Sunic, who received his doctorate at University of California, Santa Barbara, and then taught at Juniata College in Pennsylvania before returning to Europe, believes that Americans fall into a similar pattern. As the creations of a self-proclaimed political experiment, whose subjects generally frown on the European past, Americans, and especially the younger generation, show a depressing sameness. But they mask this defect as individual self-discovery. They confuse the dreary recitation of politically correct gibberish with sensitivity that they think they have arrived at through their own value-clarification. A combination of materialism, superficiality and misplaced moral concern is the American gestalt that Sunic keeps coming back to. And he seems bothered by the fact that Europeans have begun to imitate this gestalt even while bewailing American influence. A foreword by Kevin MacDonald, known for his controversial arguments about the destructiveness of the Jewish impact on gentile society and culture, may unfairly bring Sunic flak. His own critique stays clear of anti-Jewish tirades and of the tasteless flattery of American Jews heard among some Christian Philosemites.

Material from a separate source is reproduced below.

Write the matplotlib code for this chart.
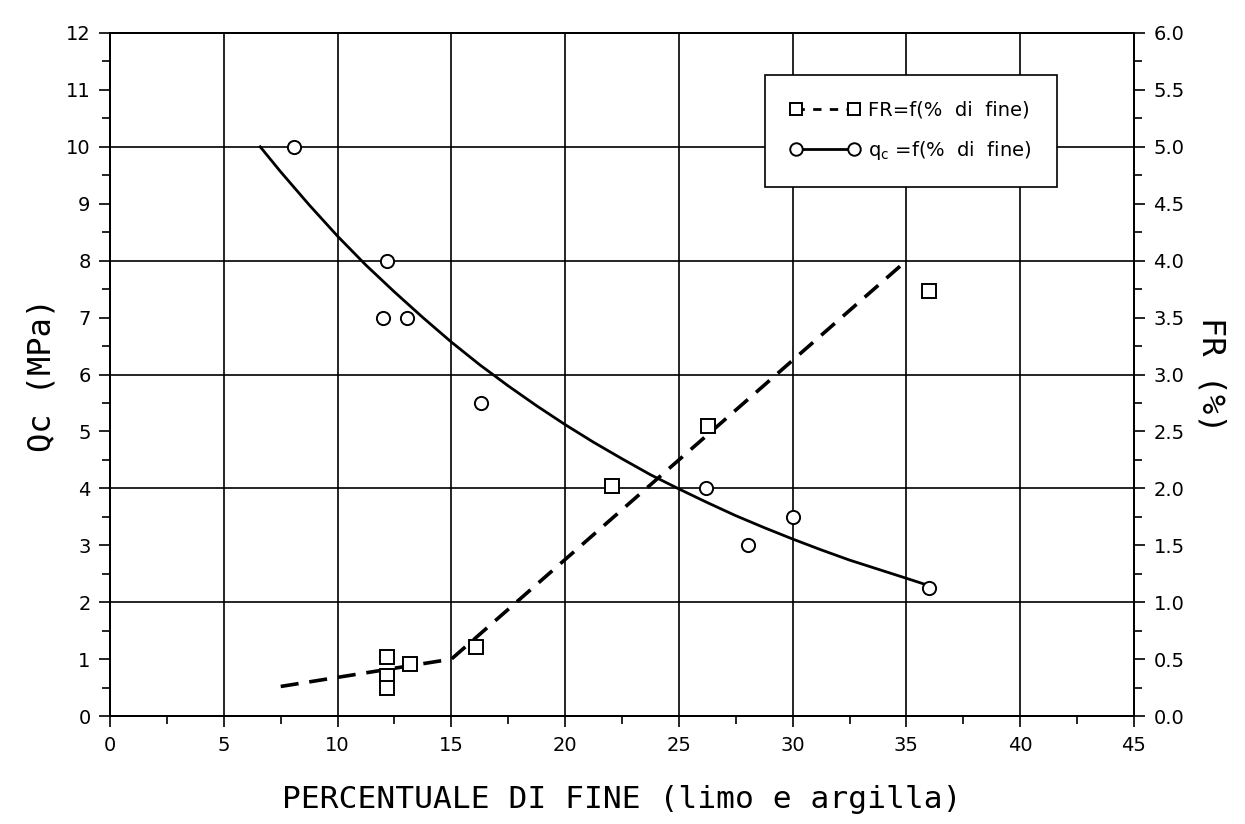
import matplotlib
matplotlib.use("Agg")
import matplotlib.pyplot as plt
from matplotlib.lines import Line2D
from matplotlib.ticker import MultipleLocator, FormatStrFormatter

# measured points: cone resistance qc (MPa) vs fines content (%)
qc_fines = [8.1, 12.15, 12.0, 13.05, 16.3, 26.2, 28.05, 30.0, 36.0]
qc_values = [10.0, 8.0, 7.0, 7.0, 5.5, 4.0, 3.0, 3.5, 2.25]

# measured points: friction ratio FR (%) vs fines content (%)
fr_fines = [12.15, 12.15, 12.15, 13.2, 16.1, 22.05, 26.3, 36.0]
fr_values = [0.52, 0.35, 0.25, 0.46, 0.61, 2.02, 2.55, 3.73]

# trend lines
qc_trend_x = [6.6, 7.5, 8.75, 10.0, 11.25, 12.5, 13.75, 15.0, 16.25, 17.5,
              18.75, 20.0, 21.25, 22.5, 23.75, 25.0, 26.25, 27.5, 28.75,
              30.0, 31.25, 32.5, 33.75, 35.0, 36.0]
qc_trend_y = [10.0, 9.56, 8.98, 8.43, 7.92, 7.45, 7.0, 6.57, 6.17, 5.8,
              5.45, 5.12, 4.81, 4.52, 4.24, 3.99, 3.75, 3.52, 3.31,
              3.11, 2.92, 2.74, 2.58, 2.42, 2.29]
fr_trend_x = [7.5, 10.0, 12.5, 15.0, 35.0]
fr_trend_y = [0.26, 0.34, 0.42, 0.5, 4.0]

x_ticks = list(range(0, 46, 5))

plt.rcParams["font.family"] = ["DejaVu Sans"]

fig = plt.figure(figsize=(12.45, 8.24), dpi=100)
ax = fig.add_axes([0.0884, 0.131, 0.8224, 0.829])
ax2 = ax.twinx()

ax.set_xlim(0, 45)
ax.set_ylim(0, 12)
ax2.set_ylim(0, 6)

# grid drawn by hand so both axes share one set of lines
for gx in range(5, 45, 5):
    ax.axvline(gx, color="black", lw=1.2, zorder=1)
for gy in range(2, 12, 2):
    ax.axhline(gy, color="black", lw=1.2, zorder=1)

ax.plot(qc_trend_x, qc_trend_y, color="black", lw=2.0, zorder=3)
ax.plot(qc_fines, qc_values, linestyle="none", marker="o", ms=9.5,
        mfc="white", mec="black", mew=1.4, zorder=4)

ax2.plot(fr_trend_x, fr_trend_y, color="black", lw=2.6,
         dashes=(5.0, 3.0), zorder=3)
ax2.plot(fr_fines, fr_values, linestyle="none", marker="s", ms=9.5,
         mfc="white", mec="black", mew=1.4, zorder=4)

# ticks
ax.xaxis.set_major_locator(MultipleLocator(5))
ax.xaxis.set_minor_locator(MultipleLocator(2.5))
ax.yaxis.set_major_locator(MultipleLocator(1))
ax.yaxis.set_minor_locator(MultipleLocator(0.5))
ax2.yaxis.set_major_locator(MultipleLocator(0.5))
ax2.yaxis.set_minor_locator(MultipleLocator(0.25))
ax2.yaxis.set_major_formatter(FormatStrFormatter("%.1f"))
ax.set_xticks(x_ticks)

for a in (ax, ax2):
    a.tick_params(which="major", direction="out", length=8, width=1.2,
                  labelsize=14, pad=6)
    a.tick_params(which="minor", direction="out", length=6, width=1.2)
    for s in a.spines.values():
        s.set_linewidth(1.4)

label_font = ["DejaVu Sans Mono", "DejaVu Sans"]
ax.set_xlabel("PERCENTUALE DI FINE (limo e argilla)", fontsize=22.5,
              family=label_font, labelpad=22)
ax.set_ylabel("Qc (MPa)", fontsize=23, family=label_font, labelpad=6)
ax2.set_ylabel("FR (%)", fontsize=23, family=label_font, rotation=-90,
               labelpad=30)

# legend
h_fr = Line2D([], [], color="black", lw=2.0, dashes=(3.0, 3.0), marker="s",
              ms=9, mfc="white", mec="black", mew=1.4)
h_qc = Line2D([], [], color="black", lw=2.0, marker="o",
              ms=9, mfc="white", mec="black", mew=1.4)
leg = ax.legend([h_fr, h_qc],
                ["FR=f(%  di  fine)", r"q$_\mathrm{c}$ =f(%  di  fine)"],
                loc="upper left", bbox_to_anchor=(0.630, 0.952),
                numpoints=2, fontsize=14, handlelength=3.6,
                handletextpad=0.4, borderpad=1.3, labelspacing=1.0,
                fancybox=False, framealpha=1, edgecolor="black")
leg.get_frame().set_linewidth(1.2)
leg.set_zorder(5)

fig.savefig("out.png", dpi=100)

Sunic properly focuses on why Europeans should deplore American conversionary politics, whose effects he carefully outlines. And with due respect to MacDonald, whose work I continue to find stimulating, he zeros in on the Protestant deformation, which may be far more important as an explanation for what Sunic criticizes than the Jewish war against gentile national identities. There is, by the way, one point raised in the introduction, and then in the text itself, which commands particular attention. In both places the observation is made that the politics of guilt may be imperialistic righteousness that the moral fanatic turns against himself, when he is not venting it on others. The point is well taken, and besides, it sounds like something the Frankfurt School and its American imitators might say about bourgeois Christians.